--- Start Raw data ---
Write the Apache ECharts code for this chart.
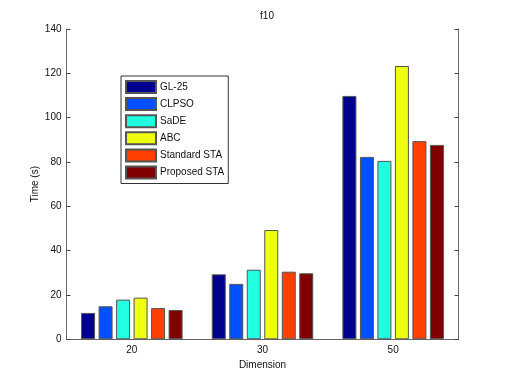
<!DOCTYPE html>
<html lang="en">
<head>
<meta charset="UTF-8" />
<title>f10</title>
<script src="https://cdn.jsdelivr.net/npm/echarts@6/dist/echarts.min.js"></script>
<style type="text/css">
html,body{margin:0;padding:0;background:#fff;}
#main{width:507px;height:382px;}
</style>
</head>
<body>
<div id="main"></div>
<script type="text/javascript">
// dimensions on the x axis
var dims = ['20', '30', '50'];
// run time per algorithm (s)
var gl25 = [11.9, 29.3, 109.8];
var clpso = [14.9, 25.0, 82.3];
var sade = [17.9, 31.4, 80.5];
var abc = [18.8, 49.3, 123.3];
var stdSta = [14.1, 30.5, 89.4];
var propSta = [13.2, 29.8, 87.7];
var names = ['GL-25', 'CLPSO', 'SaDE', 'ABC', 'Standard STA', 'Proposed STA'];
var colors = ['#00008f', '#0050ff', '#20ffdf', '#efff10', '#ff4000', '#800000'];
var yTicks = [0, 20, 40, 60, 80, 100, 120, 140];

var font = 'Liberation Sans, Arial, Helvetica, sans-serif';
var allData = [gl25, clpso, sade, abc, stdSta, propSta];
var series = [];
for (var i = 0; i < names.length; i++) {
	series.push({
		name: names[i],
		type: 'bar',
		data: allData[i],
		barWidth: 14,
		barGap: '25%',
		itemStyle: {
			color: colors[i],
			borderColor: '#555',
			borderWidth: 1
		}
	});
}

var myChart = echarts.init(document.getElementById('main'));
myChart.setOption({
	animation: false,
	title: {
		text: 'f10',
		left: 262,
		top: 6,
		textAlign: 'center',
		textStyle: {fontFamily: font, fontSize: 10, fontWeight: 'normal', color: '#111'}
	},
	legend: {
		orient: 'vertical',
		left: 121,
		top: 76,
		itemWidth: 30,
		itemHeight: 12,
		itemGap: 3.1,
		padding: [4, 4, 4, 4],
		borderColor: '#333',
		borderWidth: 1,
		backgroundColor: '#fff',
		icon: 'rect',
		textStyle: {fontFamily: font, fontSize: 10, color: '#111', padding: [0, 0, 0, -1]},
		data: names
	},
	grid: {left: 66.5, right: 48.5, top: 29, bottom: 42.7, containLabel: false},
	xAxis: [
		{
			type: 'category',
			data: dims,
			name: 'Dimension',
			nameLocation: 'middle',
			nameGap: 21,
			nameMoveOverlap: false,
			nameTextStyle: {fontFamily: font, fontSize: 10, color: '#111'},
			axisLine: {lineStyle: {color: '#000', width: 1}},
			axisTick: {inside: true, alignWithLabel: true, length: 4, lineStyle: {color: '#444'}},
			axisLabel: {fontFamily: font, fontSize: 10, color: '#111', margin: 6}
		},
		{
			type: 'category',
			data: dims,
			position: 'top',
			axisLine: {lineStyle: {color: '#666', width: 1}},
			axisTick: {inside: true, alignWithLabel: true, length: 4, lineStyle: {color: '#444'}},
			axisLabel: {show: false}
		}
	],
	yAxis: [
		{
			type: 'value',
			min: 0,
			max: 140,
			interval: 20,
			name: 'Time (s)',
			nameLocation: 'middle',
			nameGap: 26,
			nameMoveOverlap: false,
			nameTextStyle: {fontFamily: font, fontSize: 10, color: '#111'},
			axisLine: {show: true, lineStyle: {color: '#666', width: 1}},
			axisTick: {show: true, inside: true, length: 4, lineStyle: {color: '#444'}},
			splitLine: {show: false},
			axisLabel: {
				fontFamily: font, fontSize: 10, color: '#111', margin: 5,
				formatter: function (v) { return yTicks.indexOf(v) >= 0 ? String(v) : ''; }
			}
		},
		{
			type: 'value',
			min: 0,
			max: 140,
			interval: 20,
			position: 'right',
			axisLine: {show: true, lineStyle: {color: '#666', width: 1}},
			axisTick: {show: true, inside: true, length: 4, lineStyle: {color: '#444'}},
			splitLine: {show: false},
			axisLabel: {show: false}
		}
	],
	series: series
});
</script>
</body>
</html>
--- End Raw data ---
- _What the task requires_:
Do not include the images; transcribe the rest of the listing exactly.

- _Solution to this task_:
Write the Apache ECharts code for this chart.
<!DOCTYPE html>
<html lang="en">
<head>
<meta charset="UTF-8" />
<title>f10</title>
<script src="https://cdn.jsdelivr.net/npm/echarts@6/dist/echarts.min.js"></script>
<style type="text/css">
html,body{margin:0;padding:0;background:#fff;}
#main{width:507px;height:382px;}
</style>
</head>
<body>
<div id="main"></div>
<script type="text/javascript">
// dimensions on the x axis
var dims = ['20', '30', '50'];
// run time per algorithm (s)
var gl25 = [11.9, 29.3, 109.8];
var clpso = [14.9, 25.0, 82.3];
var sade = [17.9, 31.4, 80.5];
var abc = [18.8, 49.3, 123.3];
var stdSta = [14.1, 30.5, 89.4];
var propSta = [13.2, 29.8, 87.7];
var names = ['GL-25', 'CLPSO', 'SaDE', 'ABC', 'Standard STA', 'Proposed STA'];
var colors = ['#00008f', '#0050ff', '#20ffdf', '#efff10', '#ff4000', '#800000'];
var yTicks = [0, 20, 40, 60, 80, 100, 120, 140];

var font = 'Liberation Sans, Arial, Helvetica, sans-serif';
var allData = [gl25, clpso, sade, abc, stdSta, propSta];
var series = [];
for (var i = 0; i < names.length; i++) {
	series.push({
		name: names[i],
		type: 'bar',
		data: allData[i],
		barWidth: 14,
		barGap: '25%',
		itemStyle: {
			color: colors[i],
			borderColor: '#555',
			borderWidth: 1
		}
	});
}

var myChart = echarts.init(document.getElementById('main'));
myChart.setOption({
	animation: false,
	title: {
		text: 'f10',
		left: 262,
		top: 6,
		textAlign: 'center',
		textStyle: {fontFamily: font, fontSize: 10, fontWeight: 'normal', color: '#111'}
	},
	legend: {
		orient: 'vertical',
		left: 121,
		top: 76,
		itemWidth: 30,
		itemHeight: 12,
		itemGap: 3.1,
		padding: [4, 4, 4, 4],
		borderColor: '#333',
		borderWidth: 1,
		backgroundColor: '#fff',
		icon: 'rect',
		textStyle: {fontFamily: font, fontSize: 10, color: '#111', padding: [0, 0, 0, -1]},
		data: names
	},
	grid: {left: 66.5, right: 48.5, top: 29, bottom: 42.7, containLabel: false},
	xAxis: [
		{
			type: 'category',
			data: dims,
			name: 'Dimension',
			nameLocation: 'middle',
			nameGap: 21,
			nameMoveOverlap: false,
			nameTextStyle: {fontFamily: font, fontSize: 10, color: '#111'},
			axisLine: {lineStyle: {color: '#000', width: 1}},
			axisTick: {inside: true, alignWithLabel: true, length: 4, lineStyle: {color: '#444'}},
			axisLabel: {fontFamily: font, fontSize: 10, color: '#111', margin: 6}
		},
		{
			type: 'category',
			data: dims,
			position: 'top',
			axisLine: {lineStyle: {color: '#666', width: 1}},
			axisTick: {inside: true, alignWithLabel: true, length: 4, lineStyle: {color: '#444'}},
			axisLabel: {show: false}
		}
	],
	yAxis: [
		{
			type: 'value',
			min: 0,
			max: 140,
			interval: 20,
			name: 'Time (s)',
			nameLocation: 'middle',
			nameGap: 26,
			nameMoveOverlap: false,
			nameTextStyle: {fontFamily: font, fontSize: 10, color: '#111'},
			axisLine: {show: true, lineStyle: {color: '#666', width: 1}},
			axisTick: {show: true, inside: true, length: 4, lineStyle: {color: '#444'}},
			splitLine: {show: false},
			axisLabel: {
				fontFamily: font, fontSize: 10, color: '#111', margin: 5,
				formatter: function (v) { return yTicks.indexOf(v) >= 0 ? String(v) : ''; }
			}
		},
		{
			type: 'value',
			min: 0,
			max: 140,
			interval: 20,
			position: 'right',
			axisLine: {show: true, lineStyle: {color: '#666', width: 1}},
			axisTick: {show: true, inside: true, length: 4, lineStyle: {color: '#444'}},
			splitLine: {show: false},
			axisLabel: {show: false}
		}
	],
	series: series
});
</script>
</body>
</html>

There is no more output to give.